## Set exercise
Write out the listing below without alteration, omitting its pictures.

## Data for this task
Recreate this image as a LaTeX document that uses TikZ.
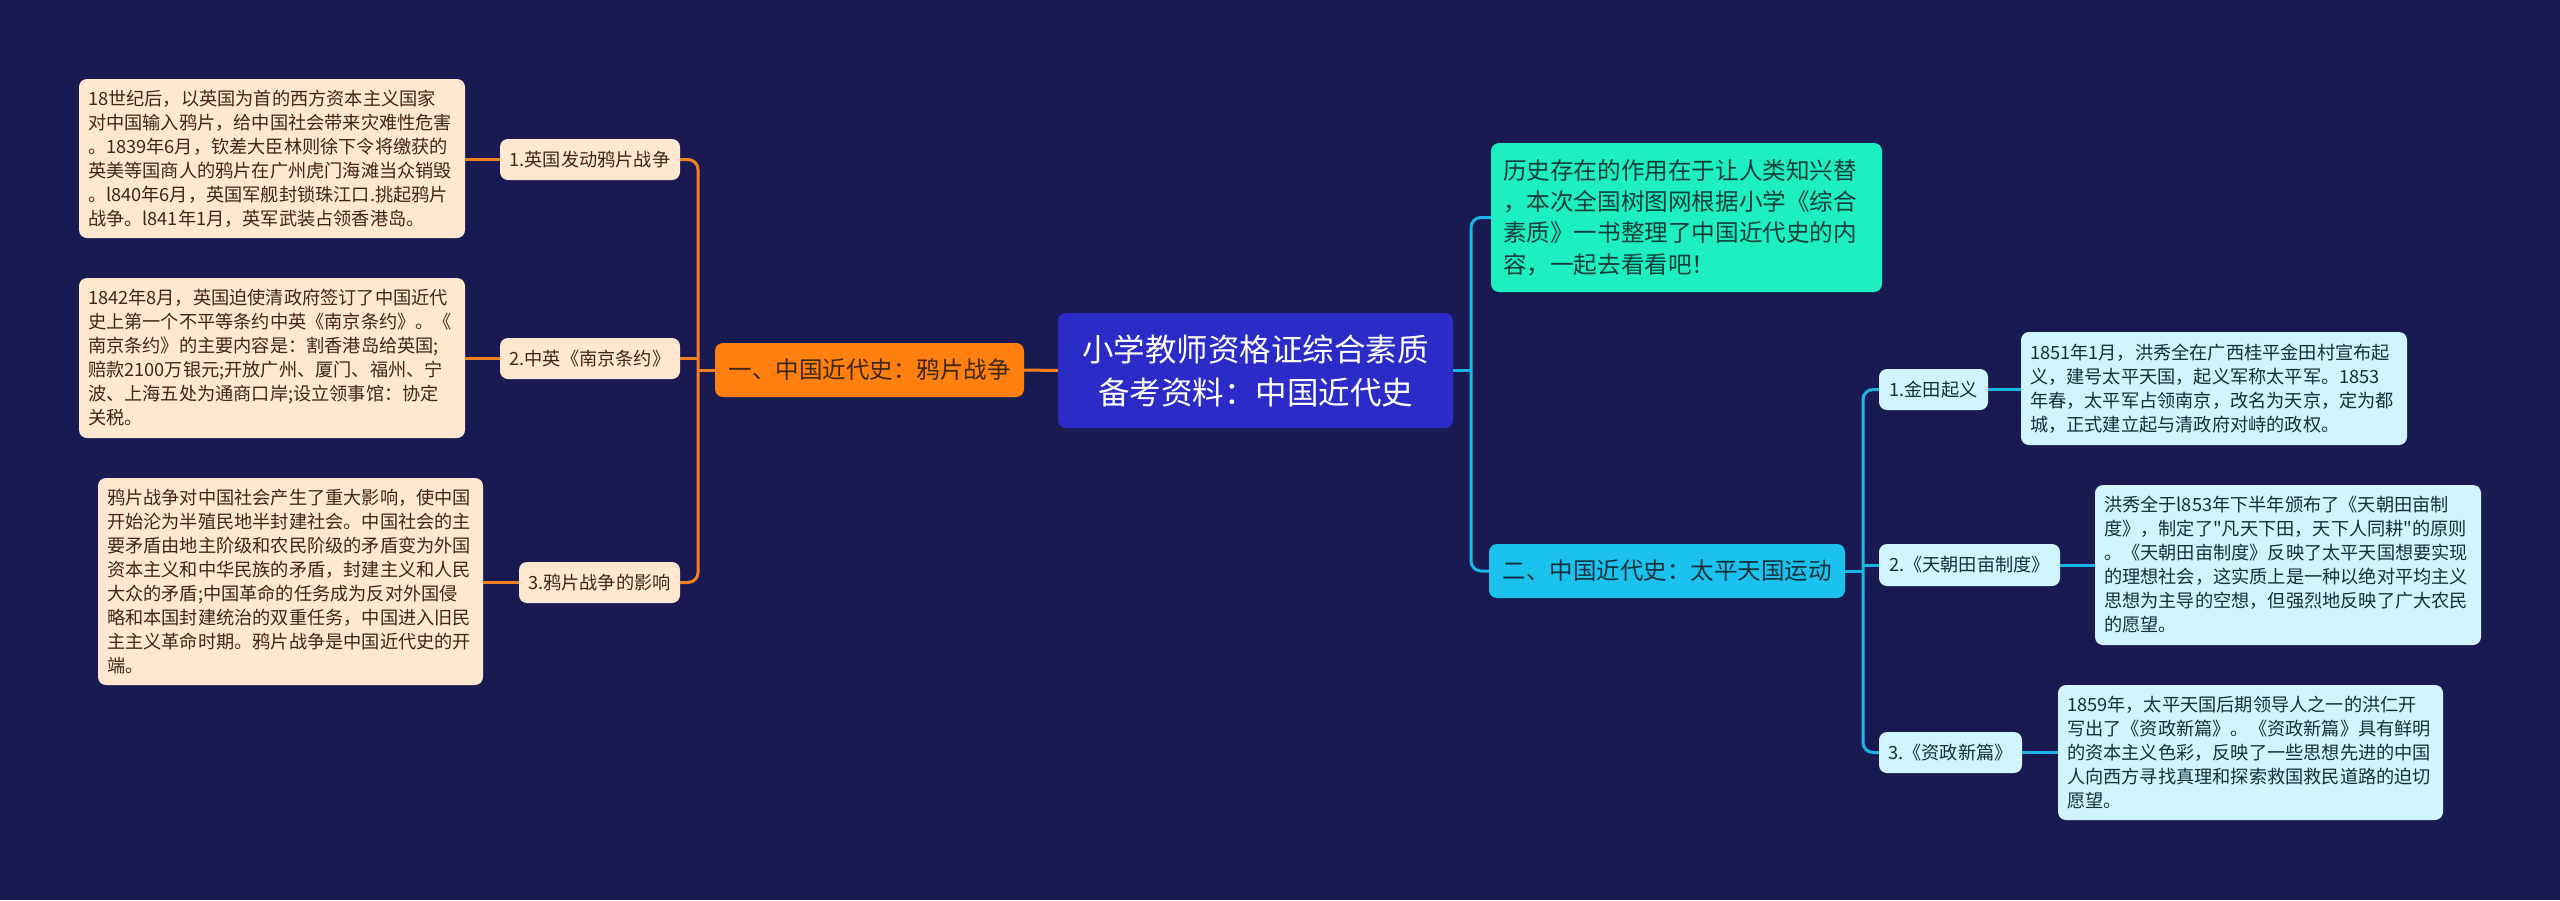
\documentclass[tikz,border=0pt]{standalone}
\usepackage{fontspec}
\setmainfont{Noto Sans CJK SC}
\newfontfamily\plainq{Noto Sans CJK SC}
\newcommand{\sq}{{\plainq"}}
\definecolor{bg}{HTML}{1A1A52}
\definecolor{rootc}{HTML}{2B2BC8}
\definecolor{orangec}{HTML}{FF7F0F}
\definecolor{olinec}{HTML}{F5801E}
\definecolor{peach}{HTML}{FFE8CF}
\definecolor{browntxt}{HTML}{3C2814}
\definecolor{introc}{HTML}{1DEFC0}
\definecolor{introtxt}{HTML}{123E38}
\definecolor{main2c}{HTML}{1CC2EE}
\definecolor{clinec}{HTML}{1AB6E6}
\definecolor{lcyan}{HTML}{D1F5FC}
\definecolor{cyantxt}{HTML}{12303C}
\tikzset{
  leafo/.style={rectangle, rounded corners=8pt, fill=peach, text=browntxt,
    font=\fontsize{18.2}{24}\selectfont, align=left, inner xsep=9pt, inner ysep=0pt},
  leafc/.style={rectangle, rounded corners=8pt, fill=lcyan, text=cyantxt,
    font=\fontsize{18.2}{24}\selectfont, align=left, inner xsep=9pt, inner ysep=0pt},
  subo/.style={rectangle, rounded corners=8pt, fill=peach, text=browntxt,
    font=\fontsize{18.2}{22}\selectfont, align=center, inner sep=2pt},
  subc/.style={rectangle, rounded corners=8pt, fill=lcyan, text=cyantxt,
    font=\fontsize{18.2}{22}\selectfont, align=center, inner sep=2pt},
  oline/.style={draw=olinec, line width=3pt},
  cline/.style={draw=clinec, line width=3pt},
}
\begin{document}
\begin{tikzpicture}[x=1pt,y=-1pt]
\useasboundingbox (0,0) rectangle (2560,900);
\fill[bg] (0,0) rectangle (2560,900);

% root
\node[rectangle, rounded corners=8pt, fill=rootc, text=white, align=center,
  font=\fontsize{31.5}{43}\selectfont, minimum width=395pt, minimum height=115pt, inner sep=2pt]
  (root) at (1255.5,370.5) {小学教师资格证综合素质\\备考资料：中国近代史};

% left main
\node[rectangle, rounded corners=8pt, fill=orangec, text=browntxt, align=center,
  font=\fontsize{23.5}{28}\selectfont, minimum width=309pt, minimum height=54pt, inner sep=2pt]
  (om) at (869.5,370) {一、中国近代史：鸦片战争};

% left subs
\node[subo, minimum width=180pt, minimum height=41pt] (s1) at (590,159.5) {1.英国发动鸦片战争};
\node[subo, minimum width=180pt, minimum height=41pt] (s2) at (590,358.5) {2.中英《南京条约》};
\node[subo, minimum width=161pt, minimum height=41pt] (s3) at (599.5,582.5) {3.鸦片战争的影响};

% left leaves
\node[leafo, text width=368pt, minimum height=159pt] (l1) at (272,158.5) {18世纪后，以英国为首的西方资本主义国家\\对中国输入鸦片，给中国社会带来灾难性危害\\。1839年6月，钦差大臣林则徐下令将缴获的\\英美等国商人的鸦片在广州虎门海滩当众销毁\\。l840年6月，英国军舰封锁珠江口.挑起鸦片\\战争。l841年1月，英军武装占领香港岛。};
\node[leafo, text width=368pt, minimum height=160pt] (l2) at (272,358) {1842年8月，英国迫使清政府签订了中国近代\\史上第一个不平等条约中英《南京条约》。《\\南京条约》的主要内容是：割香港岛给英国;\\赔款2100万银元;开放广州、厦门、福州、宁\\波、上海五处为通商口岸;设立领事馆：协定\\关税。};
\node[leafo, text width=367pt, minimum height=207pt] (l3) at (290.5,581.5) {鸦片战争对中国社会产生了重大影响，使中国\\开始沦为半殖民地半封建社会。中国社会的主\\要矛盾由地主阶级和农民阶级的矛盾变为外国\\资本主义和中华民族的矛盾，封建主义和人民\\大众的矛盾;中国革命的任务成为反对外国侵\\略和本国封建统治的双重任务，中国进入旧民\\主主义革命时期。鸦片战争是中国近代史的开\\端。};

% right intro
\node[rectangle, rounded corners=8pt, fill=introc, text=introtxt, align=left,
  font=\fontsize{23.6}{31.3}\selectfont, text width=367pt, minimum height=149pt, inner xsep=12pt, inner ysep=0pt]
  (intro) at (1686.5,217.5) {历史存在的作用在于让人类知兴替\\，本次全国树图网根据小学《综合\\素质》一书整理了中国近代史的内\\容，一起去看看吧！};

% right main
\node[rectangle, rounded corners=8pt, fill=main2c, text=cyantxt, align=center,
  font=\fontsize{23.5}{28}\selectfont, minimum width=356pt, minimum height=54pt, inner sep=2pt]
  (cm) at (1667,571) {二、中国近代史：太平天国运动};

% right subs
\node[subc, minimum width=109pt, minimum height=41pt] (r1) at (1933.5,389.5) {1.金田起义};
\node[subc, minimum width=181pt, minimum height=42pt] (r2) at (1969.5,565) {2.《天朝田亩制度》};
\node[subc, minimum width=143pt, minimum height=41pt] (r3) at (1950.5,752.5) {3.《资政新篇》};

% right leaves
\node[leafc, text width=368pt, minimum height=113pt] (rl1) at (2214,388.5) {1851年1月，洪秀全在广西桂平金田村宣布起\\义，建号太平天国，起义军称太平军。1853\\年春，太平军占领南京，改名为天京，定为都\\城，正式建立起与清政府对峙的政权。};
\node[leafc, text width=368pt, minimum height=160pt] (rl2) at (2288,565) {洪秀全于l853年下半年颁布了《天朝田亩制\\度》，制定了\sq 凡天下田，天下人同耕\sq 的原则\\。《天朝田亩制度》反映了太平天国想要实现\\的理想社会，这实质上是一种以绝对平均主义\\思想为主导的空想，但强烈地反映了广大农民\\的愿望。};
\node[leafc, text width=367pt, minimum height=135pt] (rl3) at (2250.5,752.5) {1859年，太平天国后期领导人之一的洪仁开\\写出了《资政新篇》。《资政新篇》具有鲜明\\的资本主义色彩，反映了一些思想先进的中国\\人向西方寻找真理和探索救国救民道路的迫切\\愿望。};

% trunk coordinates
\coordinate (lt) at (698,370);
\coordinate (rt) at (1471,370.5);
\coordinate (rt2) at (1863,571);

% connectors
\draw[oline] (om.east) -- (root.west);
\draw[oline] (om.west) -- (lt);
\draw[oline, rounded corners=10pt] (s1.east) -- (s1.east -| lt) -- (s3.east -| lt) -- (s3.east);
\draw[oline] (s2.east) -- (s2.east -| lt);
\draw[oline] (s1.west) -- (l1.east |- s1.west);
\draw[oline] (s2.west) -- (l2.east |- s2.west);
\draw[oline] (s3.west) -- (l3.east |- s3.west);

\draw[cline] (root.east) -- (rt);
\draw[cline, rounded corners=10pt] (intro.west) -- (intro.west -| rt) -- (cm.west -| rt) -- (cm.west);
\draw[cline] (cm.east) -- (rt2);
\draw[cline, rounded corners=10pt] (r1.west) -- (r1.west -| rt2) -- (r3.west -| rt2) -- (r3.west);
\draw[cline] (r2.west) -- (r2.west -| rt2);
\draw[cline] (r1.east) -- (rl1.west |- r1.east);
\draw[cline] (r2.east) -- (rl2.west |- r2.east);
\draw[cline] (r3.east) -- (rl3.west |- r3.east);
\end{tikzpicture}
\end{document}
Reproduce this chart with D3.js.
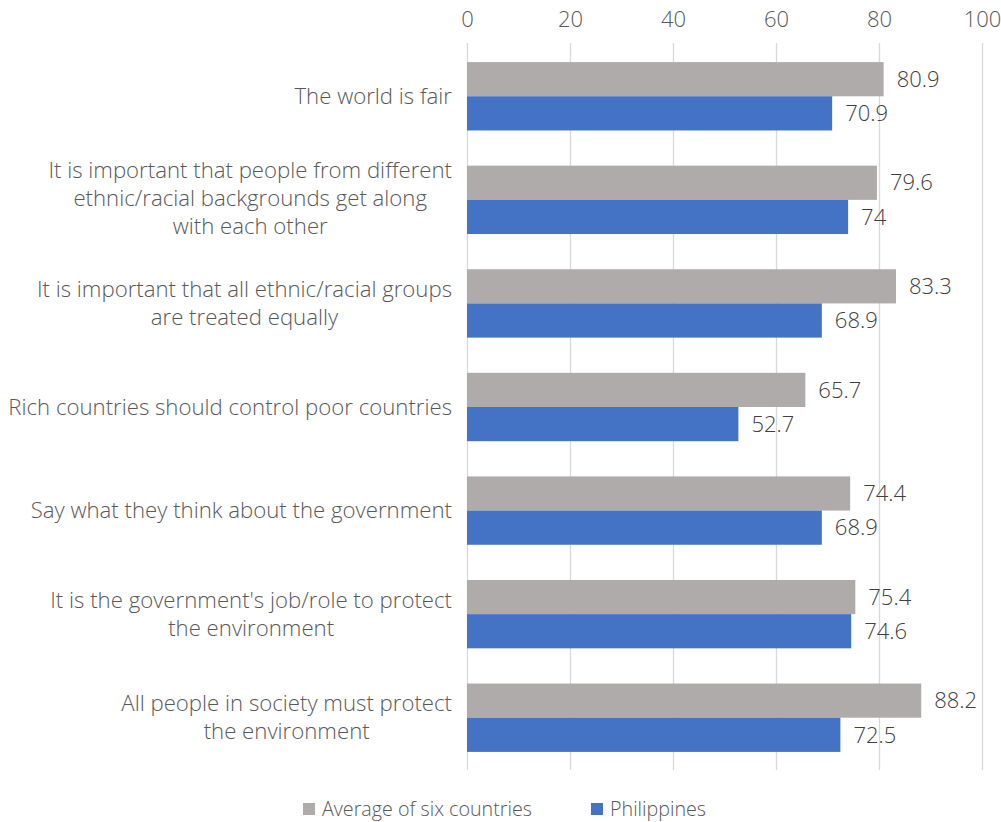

## Solution to the problem
Recreate this image as a LaTeX document that uses TikZ.
\documentclass[tikz,border=0pt]{standalone}
\usepackage{fontspec}
\setmainfont{Noto Sans CJK SC}
\newfontfamily\plainq{Noto Sans CJK SC}
\newcommand{\sq}{{\plainq"}}
\definecolor{bg}{HTML}{1A1A52}
\definecolor{rootc}{HTML}{2B2BC8}
\definecolor{orangec}{HTML}{FF7F0F}
\definecolor{olinec}{HTML}{F5801E}
\definecolor{peach}{HTML}{FFE8CF}
\definecolor{browntxt}{HTML}{3C2814}
\definecolor{introc}{HTML}{1DEFC0}
\definecolor{introtxt}{HTML}{123E38}
\definecolor{main2c}{HTML}{1CC2EE}
\definecolor{clinec}{HTML}{1AB6E6}
\definecolor{lcyan}{HTML}{D1F5FC}
\definecolor{cyantxt}{HTML}{12303C}
\tikzset{
  leafo/.style={rectangle, rounded corners=8pt, fill=peach, text=browntxt,
    font=\fontsize{18.2}{24}\selectfont, align=left, inner xsep=9pt, inner ysep=0pt},
  leafc/.style={rectangle, rounded corners=8pt, fill=lcyan, text=cyantxt,
    font=\fontsize{18.2}{24}\selectfont, align=left, inner xsep=9pt, inner ysep=0pt},
  subo/.style={rectangle, rounded corners=8pt, fill=peach, text=browntxt,
    font=\fontsize{18.2}{22}\selectfont, align=center, inner sep=2pt},
  subc/.style={rectangle, rounded corners=8pt, fill=lcyan, text=cyantxt,
    font=\fontsize{18.2}{22}\selectfont, align=center, inner sep=2pt},
  oline/.style={draw=olinec, line width=3pt},
  cline/.style={draw=clinec, line width=3pt},
}
\begin{document}
\begin{tikzpicture}[x=1pt,y=-1pt]
\useasboundingbox (0,0) rectangle (2560,900);
\fill[bg] (0,0) rectangle (2560,900);

% root
\node[rectangle, rounded corners=8pt, fill=rootc, text=white, align=center,
  font=\fontsize{31.5}{43}\selectfont, minimum width=395pt, minimum height=115pt, inner sep=2pt]
  (root) at (1255.5,370.5) {小学教师资格证综合素质\\备考资料：中国近代史};

% left main
\node[rectangle, rounded corners=8pt, fill=orangec, text=browntxt, align=center,
  font=\fontsize{23.5}{28}\selectfont, minimum width=309pt, minimum height=54pt, inner sep=2pt]
  (om) at (869.5,370) {一、中国近代史：鸦片战争};

% left subs
\node[subo, minimum width=180pt, minimum height=41pt] (s1) at (590,159.5) {1.英国发动鸦片战争};
\node[subo, minimum width=180pt, minimum height=41pt] (s2) at (590,358.5) {2.中英《南京条约》};
\node[subo, minimum width=161pt, minimum height=41pt] (s3) at (599.5,582.5) {3.鸦片战争的影响};

% left leaves
\node[leafo, text width=368pt, minimum height=159pt] (l1) at (272,158.5) {18世纪后，以英国为首的西方资本主义国家\\对中国输入鸦片，给中国社会带来灾难性危害\\。1839年6月，钦差大臣林则徐下令将缴获的\\英美等国商人的鸦片在广州虎门海滩当众销毁\\。l840年6月，英国军舰封锁珠江口.挑起鸦片\\战争。l841年1月，英军武装占领香港岛。};
\node[leafo, text width=368pt, minimum height=160pt] (l2) at (272,358) {1842年8月，英国迫使清政府签订了中国近代\\史上第一个不平等条约中英《南京条约》。《\\南京条约》的主要内容是：割香港岛给英国;\\赔款2100万银元;开放广州、厦门、福州、宁\\波、上海五处为通商口岸;设立领事馆：协定\\关税。};
\node[leafo, text width=367pt, minimum height=207pt] (l3) at (290.5,581.5) {鸦片战争对中国社会产生了重大影响，使中国\\开始沦为半殖民地半封建社会。中国社会的主\\要矛盾由地主阶级和农民阶级的矛盾变为外国\\资本主义和中华民族的矛盾，封建主义和人民\\大众的矛盾;中国革命的任务成为反对外国侵\\略和本国封建统治的双重任务，中国进入旧民\\主主义革命时期。鸦片战争是中国近代史的开\\端。};

% right intro
\node[rectangle, rounded corners=8pt, fill=introc, text=introtxt, align=left,
  font=\fontsize{23.6}{31.3}\selectfont, text width=367pt, minimum height=149pt, inner xsep=12pt, inner ysep=0pt]
  (intro) at (1686.5,217.5) {历史存在的作用在于让人类知兴替\\，本次全国树图网根据小学《综合\\素质》一书整理了中国近代史的内\\容，一起去看看吧！};

% right main
\node[rectangle, rounded corners=8pt, fill=main2c, text=cyantxt, align=center,
  font=\fontsize{23.5}{28}\selectfont, minimum width=356pt, minimum height=54pt, inner sep=2pt]
  (cm) at (1667,571) {二、中国近代史：太平天国运动};

% right subs
\node[subc, minimum width=109pt, minimum height=41pt] (r1) at (1933.5,389.5) {1.金田起义};
\node[subc, minimum width=181pt, minimum height=42pt] (r2) at (1969.5,565) {2.《天朝田亩制度》};
\node[subc, minimum width=143pt, minimum height=41pt] (r3) at (1950.5,752.5) {3.《资政新篇》};

% right leaves
\node[leafc, text width=368pt, minimum height=113pt] (rl1) at (2214,388.5) {1851年1月，洪秀全在广西桂平金田村宣布起\\义，建号太平天国，起义军称太平军。1853\\年春，太平军占领南京，改名为天京，定为都\\城，正式建立起与清政府对峙的政权。};
\node[leafc, text width=368pt, minimum height=160pt] (rl2) at (2288,565) {洪秀全于l853年下半年颁布了《天朝田亩制\\度》，制定了\sq 凡天下田，天下人同耕\sq 的原则\\。《天朝田亩制度》反映了太平天国想要实现\\的理想社会，这实质上是一种以绝对平均主义\\思想为主导的空想，但强烈地反映了广大农民\\的愿望。};
\node[leafc, text width=367pt, minimum height=135pt] (rl3) at (2250.5,752.5) {1859年，太平天国后期领导人之一的洪仁开\\写出了《资政新篇》。《资政新篇》具有鲜明\\的资本主义色彩，反映了一些思想先进的中国\\人向西方寻找真理和探索救国救民道路的迫切\\愿望。};

% trunk coordinates
\coordinate (lt) at (698,370);
\coordinate (rt) at (1471,370.5);
\coordinate (rt2) at (1863,571);

% connectors
\draw[oline] (om.east) -- (root.west);
\draw[oline] (om.west) -- (lt);
\draw[oline, rounded corners=10pt] (s1.east) -- (s1.east -| lt) -- (s3.east -| lt) -- (s3.east);
\draw[oline] (s2.east) -- (s2.east -| lt);
\draw[oline] (s1.west) -- (l1.east |- s1.west);
\draw[oline] (s2.west) -- (l2.east |- s2.west);
\draw[oline] (s3.west) -- (l3.east |- s3.west);

\draw[cline] (root.east) -- (rt);
\draw[cline, rounded corners=10pt] (intro.west) -- (intro.west -| rt) -- (cm.west -| rt) -- (cm.west);
\draw[cline] (cm.east) -- (rt2);
\draw[cline, rounded corners=10pt] (r1.west) -- (r1.west -| rt2) -- (r3.west -| rt2) -- (r3.west);
\draw[cline] (r2.west) -- (r2.west -| rt2);
\draw[cline] (r1.east) -- (rl1.west |- r1.east);
\draw[cline] (r2.east) -- (rl2.west |- r2.east);
\draw[cline] (r3.east) -- (rl3.west |- r3.east);
\end{tikzpicture}
\end{document}
Reproduce this chart with D3.js.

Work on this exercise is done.